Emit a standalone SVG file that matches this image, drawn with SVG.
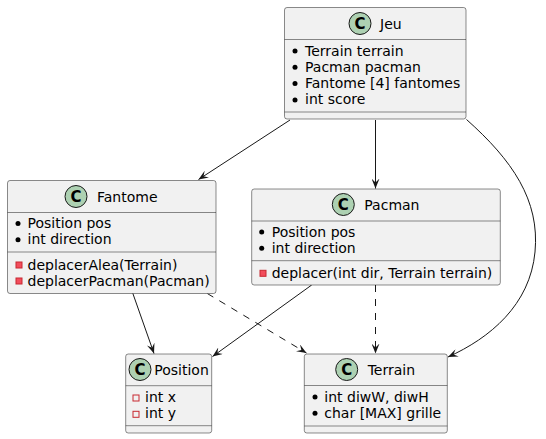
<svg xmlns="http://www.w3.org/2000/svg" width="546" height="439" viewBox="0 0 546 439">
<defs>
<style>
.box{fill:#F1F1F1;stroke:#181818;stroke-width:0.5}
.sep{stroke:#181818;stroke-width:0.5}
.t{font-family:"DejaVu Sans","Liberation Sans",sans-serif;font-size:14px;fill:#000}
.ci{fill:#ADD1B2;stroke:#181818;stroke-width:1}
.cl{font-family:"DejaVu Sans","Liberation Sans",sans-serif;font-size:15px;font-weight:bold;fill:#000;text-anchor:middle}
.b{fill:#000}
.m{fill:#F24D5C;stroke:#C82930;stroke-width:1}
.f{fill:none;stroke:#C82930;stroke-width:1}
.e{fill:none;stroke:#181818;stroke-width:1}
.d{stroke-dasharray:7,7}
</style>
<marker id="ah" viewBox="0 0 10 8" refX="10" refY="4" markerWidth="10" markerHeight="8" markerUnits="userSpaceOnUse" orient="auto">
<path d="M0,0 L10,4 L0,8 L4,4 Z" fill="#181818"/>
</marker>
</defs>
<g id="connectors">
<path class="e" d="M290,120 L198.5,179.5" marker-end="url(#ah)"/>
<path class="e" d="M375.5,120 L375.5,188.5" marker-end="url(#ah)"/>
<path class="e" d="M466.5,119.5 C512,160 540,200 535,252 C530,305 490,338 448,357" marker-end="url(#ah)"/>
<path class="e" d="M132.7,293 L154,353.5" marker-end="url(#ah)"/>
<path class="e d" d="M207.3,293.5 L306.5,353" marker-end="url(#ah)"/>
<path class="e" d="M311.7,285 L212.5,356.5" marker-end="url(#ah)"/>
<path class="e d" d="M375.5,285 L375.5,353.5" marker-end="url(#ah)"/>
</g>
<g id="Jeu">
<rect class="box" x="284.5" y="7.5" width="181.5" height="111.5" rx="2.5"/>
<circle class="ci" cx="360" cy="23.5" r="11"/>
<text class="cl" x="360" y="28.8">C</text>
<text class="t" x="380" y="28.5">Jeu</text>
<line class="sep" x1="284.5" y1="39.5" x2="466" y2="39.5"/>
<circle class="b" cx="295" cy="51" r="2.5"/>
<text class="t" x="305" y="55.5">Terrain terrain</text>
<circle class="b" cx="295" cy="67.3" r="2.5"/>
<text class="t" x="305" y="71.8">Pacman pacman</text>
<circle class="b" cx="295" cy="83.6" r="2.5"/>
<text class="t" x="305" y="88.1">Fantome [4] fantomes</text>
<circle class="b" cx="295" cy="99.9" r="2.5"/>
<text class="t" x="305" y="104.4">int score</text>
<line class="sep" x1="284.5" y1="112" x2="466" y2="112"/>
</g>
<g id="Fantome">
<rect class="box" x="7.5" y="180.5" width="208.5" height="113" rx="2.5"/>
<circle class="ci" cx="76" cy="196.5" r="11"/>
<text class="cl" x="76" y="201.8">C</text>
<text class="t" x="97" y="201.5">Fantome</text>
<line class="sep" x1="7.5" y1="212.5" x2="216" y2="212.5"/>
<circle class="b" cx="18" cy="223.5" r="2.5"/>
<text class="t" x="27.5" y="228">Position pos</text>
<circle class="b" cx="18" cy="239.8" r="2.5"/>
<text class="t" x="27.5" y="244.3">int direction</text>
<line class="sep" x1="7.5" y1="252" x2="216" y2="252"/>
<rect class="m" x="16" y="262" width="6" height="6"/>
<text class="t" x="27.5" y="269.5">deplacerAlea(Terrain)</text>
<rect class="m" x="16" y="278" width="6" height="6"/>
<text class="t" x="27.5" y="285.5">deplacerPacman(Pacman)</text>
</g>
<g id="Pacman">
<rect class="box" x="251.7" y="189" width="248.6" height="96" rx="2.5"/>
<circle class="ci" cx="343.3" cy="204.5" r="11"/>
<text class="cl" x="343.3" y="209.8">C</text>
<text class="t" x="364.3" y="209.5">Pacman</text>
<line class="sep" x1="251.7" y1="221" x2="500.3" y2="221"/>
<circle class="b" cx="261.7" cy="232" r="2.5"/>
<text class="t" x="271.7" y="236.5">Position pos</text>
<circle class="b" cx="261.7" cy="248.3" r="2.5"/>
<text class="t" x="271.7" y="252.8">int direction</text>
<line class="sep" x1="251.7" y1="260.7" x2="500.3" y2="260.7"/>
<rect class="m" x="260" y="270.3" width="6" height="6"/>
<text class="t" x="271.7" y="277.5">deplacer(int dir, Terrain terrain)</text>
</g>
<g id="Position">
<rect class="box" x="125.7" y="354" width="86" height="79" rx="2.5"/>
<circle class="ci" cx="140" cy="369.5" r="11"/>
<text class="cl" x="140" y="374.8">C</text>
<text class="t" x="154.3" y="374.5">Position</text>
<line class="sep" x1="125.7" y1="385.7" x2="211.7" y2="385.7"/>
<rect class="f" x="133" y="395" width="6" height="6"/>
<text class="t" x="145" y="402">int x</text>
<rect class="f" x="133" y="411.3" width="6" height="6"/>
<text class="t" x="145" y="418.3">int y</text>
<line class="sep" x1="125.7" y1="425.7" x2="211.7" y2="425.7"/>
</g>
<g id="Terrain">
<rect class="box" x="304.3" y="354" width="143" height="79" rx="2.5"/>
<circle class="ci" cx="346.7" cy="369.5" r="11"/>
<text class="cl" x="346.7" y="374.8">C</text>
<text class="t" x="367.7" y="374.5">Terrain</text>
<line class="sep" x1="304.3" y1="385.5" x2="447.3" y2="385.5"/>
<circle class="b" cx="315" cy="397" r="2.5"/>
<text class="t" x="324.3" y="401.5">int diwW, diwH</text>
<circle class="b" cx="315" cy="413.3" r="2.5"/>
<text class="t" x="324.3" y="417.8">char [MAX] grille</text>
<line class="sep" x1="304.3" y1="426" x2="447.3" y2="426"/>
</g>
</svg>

▸ **Problem requirements**: Quote the material in full and exactly; do not carry over its pictures.

▸ **Right answer**:
Emit a standalone SVG file that matches this image, drawn with SVG.
<svg xmlns="http://www.w3.org/2000/svg" width="546" height="439" viewBox="0 0 546 439">
<defs>
<style>
.box{fill:#F1F1F1;stroke:#181818;stroke-width:0.5}
.sep{stroke:#181818;stroke-width:0.5}
.t{font-family:"DejaVu Sans","Liberation Sans",sans-serif;font-size:14px;fill:#000}
.ci{fill:#ADD1B2;stroke:#181818;stroke-width:1}
.cl{font-family:"DejaVu Sans","Liberation Sans",sans-serif;font-size:15px;font-weight:bold;fill:#000;text-anchor:middle}
.b{fill:#000}
.m{fill:#F24D5C;stroke:#C82930;stroke-width:1}
.f{fill:none;stroke:#C82930;stroke-width:1}
.e{fill:none;stroke:#181818;stroke-width:1}
.d{stroke-dasharray:7,7}
</style>
<marker id="ah" viewBox="0 0 10 8" refX="10" refY="4" markerWidth="10" markerHeight="8" markerUnits="userSpaceOnUse" orient="auto">
<path d="M0,0 L10,4 L0,8 L4,4 Z" fill="#181818"/>
</marker>
</defs>
<g id="connectors">
<path class="e" d="M290,120 L198.5,179.5" marker-end="url(#ah)"/>
<path class="e" d="M375.5,120 L375.5,188.5" marker-end="url(#ah)"/>
<path class="e" d="M466.5,119.5 C512,160 540,200 535,252 C530,305 490,338 448,357" marker-end="url(#ah)"/>
<path class="e" d="M132.7,293 L154,353.5" marker-end="url(#ah)"/>
<path class="e d" d="M207.3,293.5 L306.5,353" marker-end="url(#ah)"/>
<path class="e" d="M311.7,285 L212.5,356.5" marker-end="url(#ah)"/>
<path class="e d" d="M375.5,285 L375.5,353.5" marker-end="url(#ah)"/>
</g>
<g id="Jeu">
<rect class="box" x="284.5" y="7.5" width="181.5" height="111.5" rx="2.5"/>
<circle class="ci" cx="360" cy="23.5" r="11"/>
<text class="cl" x="360" y="28.8">C</text>
<text class="t" x="380" y="28.5">Jeu</text>
<line class="sep" x1="284.5" y1="39.5" x2="466" y2="39.5"/>
<circle class="b" cx="295" cy="51" r="2.5"/>
<text class="t" x="305" y="55.5">Terrain terrain</text>
<circle class="b" cx="295" cy="67.3" r="2.5"/>
<text class="t" x="305" y="71.8">Pacman pacman</text>
<circle class="b" cx="295" cy="83.6" r="2.5"/>
<text class="t" x="305" y="88.1">Fantome [4] fantomes</text>
<circle class="b" cx="295" cy="99.9" r="2.5"/>
<text class="t" x="305" y="104.4">int score</text>
<line class="sep" x1="284.5" y1="112" x2="466" y2="112"/>
</g>
<g id="Fantome">
<rect class="box" x="7.5" y="180.5" width="208.5" height="113" rx="2.5"/>
<circle class="ci" cx="76" cy="196.5" r="11"/>
<text class="cl" x="76" y="201.8">C</text>
<text class="t" x="97" y="201.5">Fantome</text>
<line class="sep" x1="7.5" y1="212.5" x2="216" y2="212.5"/>
<circle class="b" cx="18" cy="223.5" r="2.5"/>
<text class="t" x="27.5" y="228">Position pos</text>
<circle class="b" cx="18" cy="239.8" r="2.5"/>
<text class="t" x="27.5" y="244.3">int direction</text>
<line class="sep" x1="7.5" y1="252" x2="216" y2="252"/>
<rect class="m" x="16" y="262" width="6" height="6"/>
<text class="t" x="27.5" y="269.5">deplacerAlea(Terrain)</text>
<rect class="m" x="16" y="278" width="6" height="6"/>
<text class="t" x="27.5" y="285.5">deplacerPacman(Pacman)</text>
</g>
<g id="Pacman">
<rect class="box" x="251.7" y="189" width="248.6" height="96" rx="2.5"/>
<circle class="ci" cx="343.3" cy="204.5" r="11"/>
<text class="cl" x="343.3" y="209.8">C</text>
<text class="t" x="364.3" y="209.5">Pacman</text>
<line class="sep" x1="251.7" y1="221" x2="500.3" y2="221"/>
<circle class="b" cx="261.7" cy="232" r="2.5"/>
<text class="t" x="271.7" y="236.5">Position pos</text>
<circle class="b" cx="261.7" cy="248.3" r="2.5"/>
<text class="t" x="271.7" y="252.8">int direction</text>
<line class="sep" x1="251.7" y1="260.7" x2="500.3" y2="260.7"/>
<rect class="m" x="260" y="270.3" width="6" height="6"/>
<text class="t" x="271.7" y="277.5">deplacer(int dir, Terrain terrain)</text>
</g>
<g id="Position">
<rect class="box" x="125.7" y="354" width="86" height="79" rx="2.5"/>
<circle class="ci" cx="140" cy="369.5" r="11"/>
<text class="cl" x="140" y="374.8">C</text>
<text class="t" x="154.3" y="374.5">Position</text>
<line class="sep" x1="125.7" y1="385.7" x2="211.7" y2="385.7"/>
<rect class="f" x="133" y="395" width="6" height="6"/>
<text class="t" x="145" y="402">int x</text>
<rect class="f" x="133" y="411.3" width="6" height="6"/>
<text class="t" x="145" y="418.3">int y</text>
<line class="sep" x1="125.7" y1="425.7" x2="211.7" y2="425.7"/>
</g>
<g id="Terrain">
<rect class="box" x="304.3" y="354" width="143" height="79" rx="2.5"/>
<circle class="ci" cx="346.7" cy="369.5" r="11"/>
<text class="cl" x="346.7" y="374.8">C</text>
<text class="t" x="367.7" y="374.5">Terrain</text>
<line class="sep" x1="304.3" y1="385.5" x2="447.3" y2="385.5"/>
<circle class="b" cx="315" cy="397" r="2.5"/>
<text class="t" x="324.3" y="401.5">int diwW, diwH</text>
<circle class="b" cx="315" cy="413.3" r="2.5"/>
<text class="t" x="324.3" y="417.8">char [MAX] grille</text>
<line class="sep" x1="304.3" y1="426" x2="447.3" y2="426"/>
</g>
</svg>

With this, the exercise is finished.